Reputation: 1097
I'm using following regexp
for splitting sentence into words array.
/\b(?![\s.,:;'"])/
It works perfectly for non-unicode sentences, but fails in following sentence.
læseWEB læser teksten på dit website op.
I'm expecting
['læseWEB ', 'læser ', 'teksten ', 'på ', 'dit ', 'website ', 'op.'].
But I'm getting
['l', 'æ', 'se', 'WEB', 'l', 'æ', 'ser', 'teksten', 'p', 'å', 'dit','website', 'op']
I know javascript has issues in unicode manipulation.
I was going to use XRegExp javascript plugin, but I can't find an exact solution I'm looking for.
Upvotes: 0
Views: 406
Reputation: 56829
The definition of\b
in JavaScript is based on the definition of \w
, which is [A-Za-z0-9_]
(only covers ASCII characters).
If you use XRegExp with Unicode Category + Unicode Properties add-on, you can match (instead of splitting) the string with the following code:
XRegExp.matchChain("læseWEB læser teksten på dit website op.", [XRegExp("[\\p{Alphabetic}\\p{Nd}\\{Pc}\\p{M}]+", "g")])
>>> [ "læseWEB", "læser", "teksten", "på", "dit", "website", "op" ]
[\\p{Alphabetic}\\p{Nd}\\{Pc}\\p{M}]
is an incomplete emulation of word character as suggested in the annex C of UTS-18 Unicode Regular Expression. However, it should work for most purposes - it works even if the text uses combining marks instead of single glyph to represent a character.

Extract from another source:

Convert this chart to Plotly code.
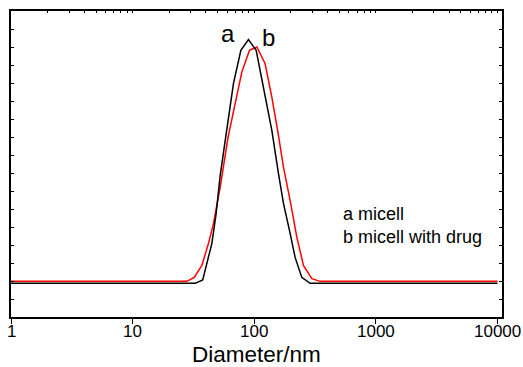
import math
import plotly.graph_objects as go

# Data (diameter in nm, relative intensity)
diam_a = [1, 32.7, 37.7, 40.8, 44.8, 48.6, 52.5, 58.2, 67.5, 77.6, 89.6, 103.7,
          120.6, 139.5, 158.1, 173.8, 197.2, 216.8, 246, 287.8, 10000]
int_a = [0, 0, 0.19, 1.09, 2.21, 3.88, 6.0, 8.11, 11.11, 12.94, 13.54, 12.94,
         10.72, 8.5, 6.11, 4.44, 2.78, 1.44, 0.33, 0, 0]

diam_b = [1, 27.9, 32.1, 37.1, 42.0, 46.2, 52.5, 60.7, 69.7, 79.1, 91.3, 105.1,
          122.9, 139.5, 157.2, 173.8, 197.2, 223.9, 253.7, 297.3, 347.9, 10000]
int_b = [0.11, 0.11, 0.33, 1.0, 2.21, 3.32, 5.35, 8.06, 10.0, 11.75, 12.94, 13.13,
         12.2, 10.35, 8.33, 6.46, 4.61, 2.57, 1.0, 0.26, 0.11, 0.11]

xticks = [1, 10, 100, 1000, 10000]
xtick_labels = ["1", "10", "100", "1000", "10000"]
minor_ticks = [m * 10 ** e for e in range(0, 4) for m in range(1, 10)] + [10000]

FONT = "Liberation Sans, Arial, Helvetica, sans-serif"
xrange_log = [0, 4.037]
yrange = [-1.87, 15.13]

L, R, T, B = 11, 21, 11, 50
W, H = 523, 367
pw, ph = W - L - R, H - T - B


def px_to_paper(x, y):
    return (x - L) / pw, 1 - (y - T) / ph


fig = go.Figure()
fig.add_trace(go.Scatter(x=diam_b, y=int_b, mode="lines",
                         line=dict(color="#ff0000", width=1.5), showlegend=False))
fig.add_trace(go.Scatter(x=diam_a, y=int_a, mode="lines",
                         line=dict(color="#000000", width=1.5), showlegend=False))
# invisible trace to anchor top axis
fig.add_trace(go.Scatter(x=[1, 10000], y=[0, 0], xaxis="x2", mode="lines",
                         line=dict(width=0), hoverinfo="skip", showlegend=False, opacity=0))

ax_a = px_to_paper(228, 34)
ax_b = px_to_paper(268, 37)
leg = px_to_paper(341, 225)

annotations = [
    dict(x=ax_a[0], y=ax_a[1], xref="paper", yref="paper", text="a", showarrow=False,
         xanchor="center", yanchor="middle", font=dict(size=24, family=FONT)),
    dict(x=ax_b[0], y=ax_b[1], xref="paper", yref="paper", text="b", showarrow=False,
         xanchor="center", yanchor="middle", font=dict(size=24, family=FONT)),
    dict(x=leg[0], y=leg[1], xref="paper", yref="paper",
         text="a micell<br>b micell with drug",
         showarrow=False, align="left", xanchor="left", yanchor="middle",
         font=dict(size=18, family=FONT)),
    dict(x=0.5, y=0, xref="paper", yref="paper", text="Diameter/nm", showarrow=False,
         xanchor="center", yanchor="top", yshift=-23.5, borderpad=0,
         font=dict(size=22.5, family=FONT)),
]
for v, lab in zip(xticks, xtick_labels):
    annotations.append(dict(x=math.log10(v), y=0, xref="x", yref="paper", text=lab,
                            showarrow=False, xanchor="center", yanchor="top",
                            yshift=-4, borderpad=0, font=dict(size=17, family=FONT)))

fig.update_layout(
    width=W, height=H,
    margin=dict(l=L, r=R, t=T, b=B, autoexpand=False),
    paper_bgcolor="white", plot_bgcolor="white",
    font=dict(family=FONT, color="black"),
    xaxis=dict(type="log", range=xrange_log, tickvals=xticks, showticklabels=False,
               ticks="outside", ticklen=5, tickwidth=1, tickcolor="black",
               showline=True, linecolor="black", linewidth=1.5, mirror=True,
               automargin=False, showgrid=False, zeroline=False),
    xaxis2=dict(type="log", range=xrange_log, overlaying="x", side="top",
                tickvals=minor_ticks, ticks="inside", ticklen=2, tickcolor="black",
                automargin=False,
                showticklabels=False, showgrid=False, showline=False, zeroline=False),
    yaxis=dict(range=yrange, tick0=0.13, dtick=1, ticks="inside", ticklen=3,
               tickcolor="black", showticklabels=False, showline=True,
               linecolor="black", linewidth=1.5, mirror="ticks", automargin=False,
               showgrid=False, zeroline=False),
    annotations=annotations,
)

fig.write_html("out.html")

If you don't want to load extra library, you can take a look at the XRegExp library and pull out the list of code points to build your own RegExp.
Upvotes: 1
Reputation: 11132
\b
is a word border; it matches a location in a string that has a "word character" (character matching [0-9_a-zA-Z]
) on one side and a non-word character ([^0-9_a-zA-Z]
) on the other side. æ
, å
and other characters like it are non technically word characters according to regex, so it can create a border to a word.
For more information see http://www.regular-expressions.info/wordboundaries.html.
Upvotes: 0